Direct Numerical Simulations of the Swirling von Karman Flow Using a Semi-implicit Moving Immersed Boundary Method
M. Houssem Kasbaoui, Tejas Kulkarni, Fabrizio Bisetti

TL;DR
This paper introduces a novel semi-implicit moving immersed boundary method for direct numerical simulations of swirling von Karman flows, accurately capturing laminar and turbulent regimes and matching experimental torque data.
Contribution
The paper develops a robust, stable moving immersed boundary method integrated with a semi-implicit scheme, enabling detailed DNS of complex swirling flows on Cartesian grids.
Findings
Flow features in simulations match experimental observations at low Reynolds numbers.
Transition to turbulence is observed at Reynolds number 2000.
Fully developed turbulence at Reynolds 4000 shows anisotropic fluctuations.
Abstract
We present a novel moving immersed boundary method (IBM) and employ it in direct numerical simulations (DNS) of the closed-vessel swirling von Karman flow in laminar and turbulent regimes.

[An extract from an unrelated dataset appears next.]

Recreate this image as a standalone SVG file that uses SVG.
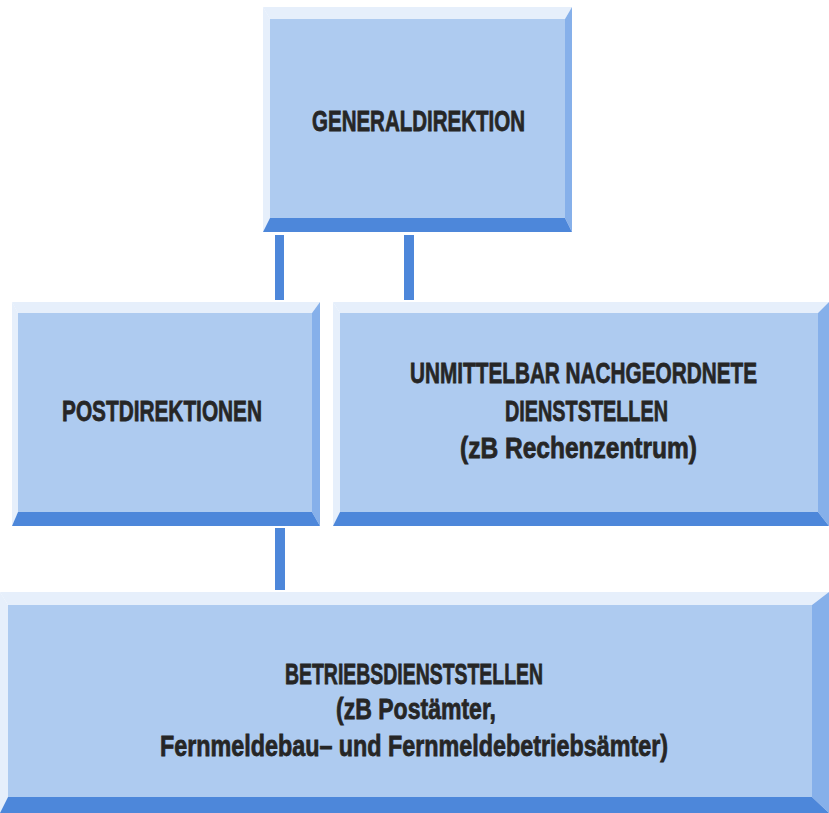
<svg xmlns="http://www.w3.org/2000/svg" width="829" height="813" viewBox="0 0 829 813">
<style>
.face{fill:#aecbf0}
.lite{fill:#e6effb}
.mid{fill:#86b0ea}
.dark{fill:#4d87da}
.conn{fill:#4d87da}
text{font-family:"Liberation Sans",Arial,sans-serif;font-weight:700;font-size:23px;fill:#262626;stroke:#262626;stroke-width:0.6;text-anchor:middle}
</style>
<rect width="829" height="813" fill="#ffffff"/>
<g id="connectors">
<rect class="conn" x="275" y="235" width="9" height="65"/>
<rect class="conn" x="404" y="235" width="10" height="65"/>
<rect class="conn" x="275" y="528" width="10" height="62"/>
</g>
<g id="generaldirektion">
<rect class="face" x="270" y="19" width="295" height="199"/>
<polygon class="lite" points="263,7 572,7 565,19 270,19"/>
<polygon class="lite" points="263,7 270,19 270,218 263,232"/>
<polygon class="mid" points="572,7 572,232 565,218 565,19"/>
<polygon class="dark" points="263,232 572,232 565,218 270,218"/>
<text transform="translate(418.5,131) scale(1,1.26)" textLength="213" lengthAdjust="spacingAndGlyphs">GENERALDIREKTION</text>
</g>
<g id="postdirektionen">
<rect class="face" x="18" y="313" width="294" height="199"/>
<polygon class="lite" points="12,302 320,302 312,313 18,313"/>
<polygon class="lite" points="12,302 18,313 18,512 12,526"/>
<polygon class="mid" points="320,302 320,526 312,512 312,313"/>
<polygon class="dark" points="12,526 320,526 312,512 18,512"/>
<text transform="translate(162,421) scale(1,1.26)" textLength="200" lengthAdjust="spacingAndGlyphs">POSTDIREKTIONEN</text>
</g>
<g id="nachgeordnete">
<rect class="face" x="340" y="313" width="478" height="199"/>
<polygon class="lite" points="333,302 829,302 818,313 340,313"/>
<polygon class="lite" points="333,302 340,313 340,512 333,526"/>
<polygon class="mid" points="829,302 829,526 818,512 818,313"/>
<polygon class="dark" points="333,526 829,526 818,512 340,512"/>
<text transform="translate(583.5,383) scale(1,1.26)" textLength="347" lengthAdjust="spacingAndGlyphs">UNMITTELBAR NACHGEORDNETE</text>
<text transform="translate(586.5,421) scale(1,1.26)" textLength="163" lengthAdjust="spacingAndGlyphs">DIENSTSTELLEN</text>
<text transform="translate(578.5,458) scale(1,1.26)" textLength="237" lengthAdjust="spacingAndGlyphs">(zB Rechenzentrum)</text>
</g>
<g id="betriebsdienststellen">
<rect class="face" x="8" y="605" width="804" height="192"/>
<polygon class="lite" points="0,592 829,592 812,605 8,605"/>
<polygon class="lite" points="0,592 8,605 8,797 0,813"/>
<polygon class="mid" points="829,592 829,813 812,797 812,605"/>
<polygon class="dark" points="0,813 829,813 812,797 8,797"/>
<text transform="translate(414,684) scale(1,1.26)" textLength="258" lengthAdjust="spacingAndGlyphs">BETRIEBSDIENSTSTELLEN</text>
<text transform="translate(416,719) scale(1,1.26)" textLength="160" lengthAdjust="spacingAndGlyphs">(zB Postämter,</text>
<text transform="translate(414,756) scale(1,1.26)" textLength="508" lengthAdjust="spacingAndGlyphs">Fernmeldebau– und Fernmeldebetriebsämter)</text>
</g>
</svg>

The IBM extends direct-forcing approaches by leveraging a time integration scheme, that embeds the immersed boundary forcing step within a semi-implicit iterative Crank-Nicolson scheme. The overall method is robust, stable, and yields excellent results in canonical cases with static and moving boundaries. The moving IBM allows us to reproduce the geometry and parameters of the swirling von Karman flow experiments in (F. Ravelet, A. Chiffaudel, and F. Daviaud, JFM 601, 339 (2008)) on a Cartesian grid. In these DNS, the flow is driven by two-counter rotating impellers fitted with curved inertial stirrers. We analyze the transition from laminar to turbulent flow by increasing the rotation rate of the…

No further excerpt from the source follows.